In April, the All-Stars returned to sanctioned play in a newly regionalized WFTDA. Previously, the WFTDA had ranked leagues in one worldwide ranking, but shifted to a regional format at the start of 2023 because of the sport’s growth in other parts of the world, most notably in Europe. Championships now take place every 2 years (as opposed to every year), and consist of Regional Championships, followed by Global Championships taking the best teams from each region. MNRD is placed in the North America Northeast region, where the All-Stars are ranked 5th. B-teams are now also eligible for these rankings, and Minnesota’s B-team, “Minnesota Nice,” is ranked 19th in that same region. Rankings, though skewed due to imbalanced schedules, are available at The teams have competed in multiple bouts since the start of 2023, and neither one has lost yet this year. They hosted Detroit Roller Derby in late April, where the All-Stars won 172-141, while Minnesota Nice defeated Detroit’s B-team twice, 194-159 and 153-138. The teams then traveled to Pittsburgh in mid-May, where Minnesota Nice beat host Steel City Roller Derby’s Steel Beamers 387-74 before defeating State College Area Roller Derby 367-98. The All-Stars beat Steel City’s A-team 302-127 before going to Columbus, Ohio, where they beat Canada’s Team Ontario 147-112.

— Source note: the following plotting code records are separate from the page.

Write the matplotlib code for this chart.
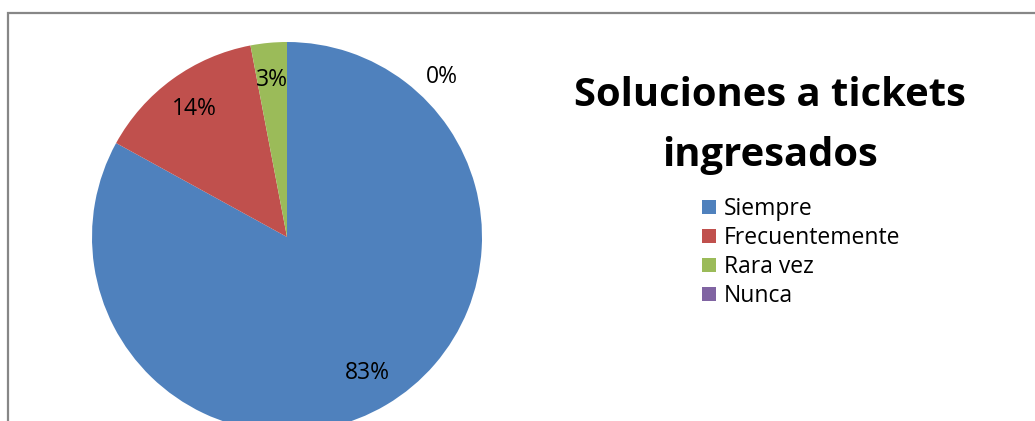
import matplotlib
matplotlib.use('Agg')
import matplotlib.pyplot as plt
from matplotlib.patches import Rectangle
import numpy as np

plt.rcParams['font.family'] = ['Open Sans', 'DejaVu Sans']

# --- datos ---
categorias = ['Siempre', 'Frecuentemente', 'Rara vez', 'Nunca']
porcentajes = [83, 14, 3, 0]
colores = ['#4F81BD', '#C0504D', '#9BBB59', '#8064A2']
titulo = ['Soluciones a tickets', 'ingresados']

W, H = 1035, 421
fig = plt.figure(figsize=(W / 100, H / 100), dpi=100)

# marco gris del área del gráfico
fig.patches.append(Rectangle((8 / W, -0.2), 1.2, 1.2 - 13 / H,
                             transform=fig.transFigure, fill=False,
                             edgecolor='#878787', linewidth=1.6))

# ejes del pastel: centro (287, 237) px, radio 195 px
r = 195
cx, cy = 287, 237
ax = fig.add_axes([(cx - r) / W, (H - cy - r) / H, 2 * r / W, 2 * r / H])

wedges, textos, pcts = ax.pie(porcentajes, colors=colores, startangle=90,
                              counterclock=False, autopct='%1.0f%%',
                              pctdistance=0.81, radius=1.0,
                              wedgeprops=dict(linewidth=0),
                              textprops=dict(fontsize=16.5, color='black'))
ax.set_xlim(-1, 1)
ax.set_ylim(-1, 1)
ax.set_aspect('equal')

# etiqueta del 0% fuera del pastel, a la derecha
for w, t in zip(wedges, pcts):
    if w.theta2 - w.theta1 < 1:
        ang = np.deg2rad(46)
        t.set_position((1.14 * np.cos(ang), 1.14 * np.sin(ang)))

# título en dos líneas
fig.text(770 / W, 1 - 106 / H, titulo[0], ha='center', va='baseline',
         fontsize=28.8, fontweight='bold')
fig.text(770 / W, 1 - 166 / H, titulo[1], ha='center', va='baseline',
         fontsize=28.8, fontweight='bold')

# leyenda
fig.legend(wedges, categorias, loc='upper left',
           bbox_to_anchor=(702 / W, 1 - 197 / H), frameon=False,
           fontsize=16.5, handlelength=0.6, handleheight=0.6,
           handletextpad=0.36, labelspacing=0.22, borderpad=0,
           borderaxespad=0)

fig.savefig('out.png', dpi=100)
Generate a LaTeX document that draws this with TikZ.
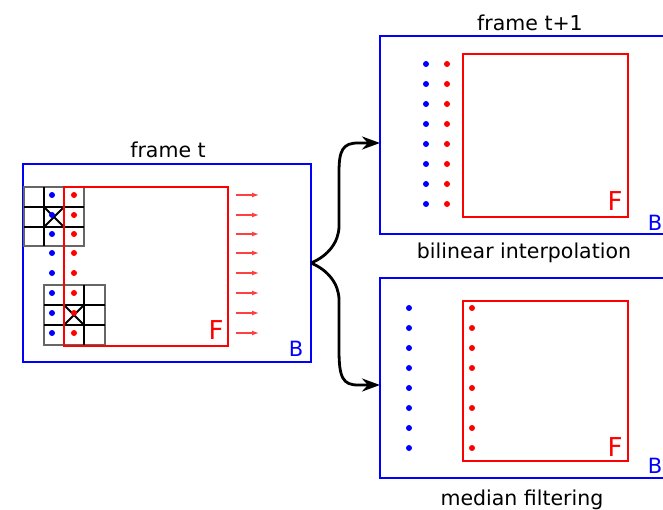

The All-Stars have more bouts coming up this summer, with a trip to Chicago in June to face Windy City, as well as Ann Arbor Roller Derby. They will also visit Kitchener, Ontario, in August. MNRD will also play a rare home tournament in August, with the Have a Nice Day Tournament taking place on August 11-13 at Hasse Arena in Lakeville. There, Minnesota Nice will face crosstown rivals North Star Roller Derby, as well as both A and B teams taking on Madison Roller Derby. They have invited other leagues as well, and plan on a 6-team, 10-game tournament. The home schedule in St. Paul has yet to be released, but will have one bout a month between October and April at the Roy Wilkins Auditorium.


Note: In roller derby, the term “league” refers to a single organization with 1 or more chartered teams, and which may or may not include home teams. It does not refer to a larger overseeing body like the WFTDA.